"Kamu harus katakan kamu akan melawannya. Aku mohon demi aku dan anak anak.." aku mulai mengisak.
"Aku ini dokter dan aku amat mengerti. Â Tak pernah ada obatnya. Terapi atau berdiam keduanya sama menuju kematian.."
"Ran, kamu tidak boleh menyerah" aku masih memotong memberinya spirit.
"Hara sayang, biarkan aku memilih berdiam untuk membiarkan kanker ini, hingga tiba pada ujungnya" dia merengkuh tanganku rapat. Lama kami membiarkan senja turun jelas di depan mata kami, dan petang yang terlihat, memakan mentari yang terbenam di balik kaca ruang depan beranda.
"Dan aku mohon satu hal sayang. Kamu tak perlu memberitahu siapapun mengenai hal ini" Ran seperti mengakhiri keputusannya.
"Marta..??"
"Tidak juga ibuku.." Ranjai menggeleng menatapku tajam seperti membaca pikiranku.

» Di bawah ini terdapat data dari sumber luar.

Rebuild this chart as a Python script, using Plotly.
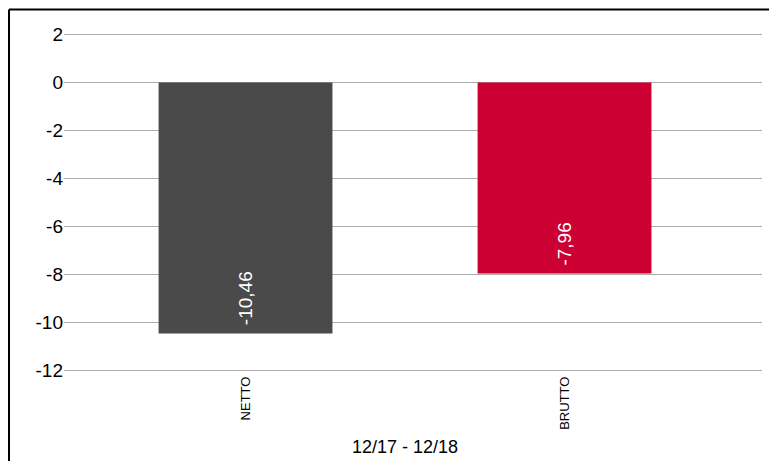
import plotly.graph_objects as go

categories = ["NETTO", "BRUTTO"]
values = [-10.46, -7.96]
bar_colors = ["#4a4a4a", "#cc0033"]
value_labels = ["-10,46", "-7,96"]
y_ticks = [2, 0, -2, -4, -6, -8, -10, -12]
x_title = "12/17 - 12/18"

# The page body adds an 8px margin, so figure coords = screen coords - 8
OFF = 8
W, H = 777 - 2 * OFF, 469 - 2 * OFF
ML, MT = 64 - OFF, 23.6
MR = W - (762 - OFF)
MB = 87.6
PW, PH = W - ML - MR, H - MT - MB

def px_x(p):
    return (p - OFF - ML) / PW

def px_y(p):
    return (H - MB - (p - OFF)) / PH

FONT = "Liberation Sans, Arial, Helvetica, sans-serif"

fig = go.Figure()
fig.add_trace(go.Bar(
    x=categories,
    y=values,
    marker=dict(color=bar_colors, line=dict(width=0)),
    width=0.545,
    hoverinfo="skip",
))

for c, v, lab in zip(categories, values, value_labels):
    fig.add_annotation(
        x=c, y=v, xref="x", yref="y",
        text=lab, showarrow=False, textangle=-90,
        xanchor="center", yanchor="bottom", yshift=6,
        font=dict(size=19, color="white", family=FONT),
    )

fig.add_annotation(
    x=0.5, y=px_y(448), xref="x", yref="paper",
    text=x_title, showarrow=False,
    font=dict(size=18, color="black", family=FONT),
    xanchor="center", yanchor="middle",
)

# Frame (left and top edges)
fig.add_shape(type="line", xref="paper", yref="paper",
              x0=px_x(OFF + 1), x1=px_x(800), y0=px_y(OFF + 1), y1=px_y(OFF + 1),
              line=dict(color="black", width=2))
fig.add_shape(type="line", xref="paper", yref="paper",
              x0=px_x(OFF + 1), x1=px_x(OFF + 1), y0=px_y(OFF + 1), y1=px_y(500),
              line=dict(color="black", width=2))

fig.update_layout(
    width=W, height=H,
    margin=dict(l=ML, r=MR, t=MT, b=MB, pad=0),
    paper_bgcolor="white", plot_bgcolor="white",
    showlegend=False,
    font=dict(family=FONT, color="black"),
    xaxis=dict(
        type="category",
        range=[-0.569, 1.619],
        showgrid=False, zeroline=False, showline=False,
        tickangle=-90,
        tickfont=dict(size=13, color="black"),
        ticks="", ticklen=0,
    ),
    yaxis=dict(
        range=[-12.1, 2.1],
        tickvals=y_ticks,
        ticktext=[str(v) for v in y_ticks],
        showgrid=True, gridcolor="#acacac", gridwidth=1,
        zeroline=False, showline=False,
        ticks="", ticklen=0,
        tickfont=dict(size=19, color="black"),
    ),
)

fig.write_html("out.html")
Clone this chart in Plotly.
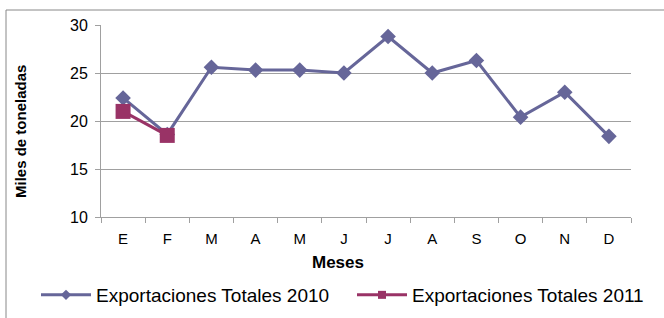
import plotly.graph_objects as go

meses = ["E", "F", "M", "A", "M", "J", "J", "A", "S", "O", "N", "D"]
cat_ids = [f"{i}" for i in range(12)]
exp_2010 = [22.4, 18.6, 25.6, 25.3, 25.3, 25.0, 28.8, 25.0, 26.3, 20.4, 23.0, 18.4]
exp_2011 = [21.0, 18.5]
y_ticks = [10, 15, 20, 25, 30]
series_names = ["Exportaciones Totales 2010", "Exportaciones Totales 2011"]
colors = ["#666699", "#993366"]

W, H = 664, 318
L, R, T, B = 101, 33, 25, 101
pw, ph = W - L - R, H - T - B

def px_x(x):
    return (x - L) / pw

def px_y(y):
    return (H - B - y) / ph

fig = go.Figure()
fig.add_trace(go.Scatter(
    x=cat_ids, y=exp_2010, mode="lines+markers", name=series_names[0], showlegend=False,
    line=dict(color=colors[0], width=3),
    marker=dict(symbol="diamond", size=12, color=colors[0]),
))
fig.add_trace(go.Scatter(
    x=cat_ids[:len(exp_2011)], y=exp_2011, mode="lines+markers", name=series_names[1], showlegend=False,
    line=dict(color=colors[1], width=3),
    marker=dict(symbol="square", size=15, color=colors[1]),
))
# legend entries with smaller symbols, one legend each for exact placement
for nm, c, sym, lg in zip(series_names, colors, ["diamond", "square"], ["legend", "legend2"]):
    fig.add_trace(go.Scatter(
        x=[None], y=[None], mode="lines+markers", name=nm, showlegend=True, legend=lg,
        line=dict(color=c, width=3), marker=dict(symbol=sym, size=8, color=c),
    ))

leg_common = dict(orientation="h", xref="container", yref="container", xanchor="left",
                  y=1 - 295 / H, yanchor="middle", font=dict(size=19), itemwidth=50,
                  bgcolor="rgba(0,0,0,0)")

fig.update_layout(
    width=W, height=H,
    margin=dict(l=L, r=R, t=T, b=B, autoexpand=False),
    paper_bgcolor="white", plot_bgcolor="white",
    font=dict(family="Liberation Sans, Arial, sans-serif", color="black", size=14),
    showlegend=True,
    legend=dict(x=36 / W, **leg_common),
    legend2=dict(x=352 / W, **leg_common),
    xaxis=dict(
        type="category", categoryorder="array", categoryarray=cat_ids,
        tickvals=cat_ids, ticktext=meses,
        range=[-0.5, 11.5], showgrid=False, showline=True, linecolor="#a0a0a0", linewidth=1,
        ticks="outside", tickson="boundaries", ticklen=5, tickcolor="#a0a0a0",
        tickfont=dict(size=15), zeroline=False, ticklabelstandoff=8,
    ),
    yaxis=dict(
        range=[10, 30], tickvals=y_ticks, showgrid=True, gridcolor="#a0a0a0", gridwidth=1,
        showline=True, linecolor="#a0a0a0", linewidth=1,
        ticks="outside", ticklen=5, tickcolor="#a0a0a0", tickfont=dict(size=16),
        zeroline=False, ticklabelstandoff=4,
    ),
    annotations=[
        dict(text="<b>Miles de toneladas</b>", textangle=-90, xref="paper", yref="paper",
             x=px_x(20), y=px_y(132), xanchor="center", yanchor="middle", showarrow=False,
             font=dict(size=15)),
        dict(text="<b>Meses</b>", xref="paper", yref="paper",
             x=px_x(338), y=px_y(262), xanchor="center", yanchor="middle", showarrow=False,
             font=dict(size=17)),
    ],
    shapes=[
        dict(type="rect", xref="paper", yref="paper", x0=px_x(6), x1=px_x(700), y0=px_y(340), y1=px_y(10),
             line=dict(color="#888888", width=1), layer="below"),
    ],
)

fig.write_html("out.html", config={"displayModeBar": False},
               post_script="document.body.style.margin='0';")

Dan lalu inilah menjadi senja yang paling sublim di destini kehidupan perkawinanku di babak yang kedua, begitulah yang rupanya akan ku selami ke depan. Namun masih ada setitik jalan usaha membujuk Ranjai untuk mau menjalankan terapi, yaitu melalui Marta, ibundanya yang sangat mengasihi, meskipun dia melarangnya.
Hingga pagi mulai menjelang dan Ranjai telah beranjak praktek, demikian pula adanya kebetulan jadual pagi Marta mengunjungi rumah kami dan aku berhadapan memandang wajah Ranjai di dalam paras Marta. Sementara Marta dengan gaya khasnya, berfokus pada kerja masakan saji sang putera, terlihat cekatan mengiris bawang bombai.
"Marta.." aku mendekatinya, namun dia tak berpaling.
"Marta berpalinglah.." lalu Marta berpaling.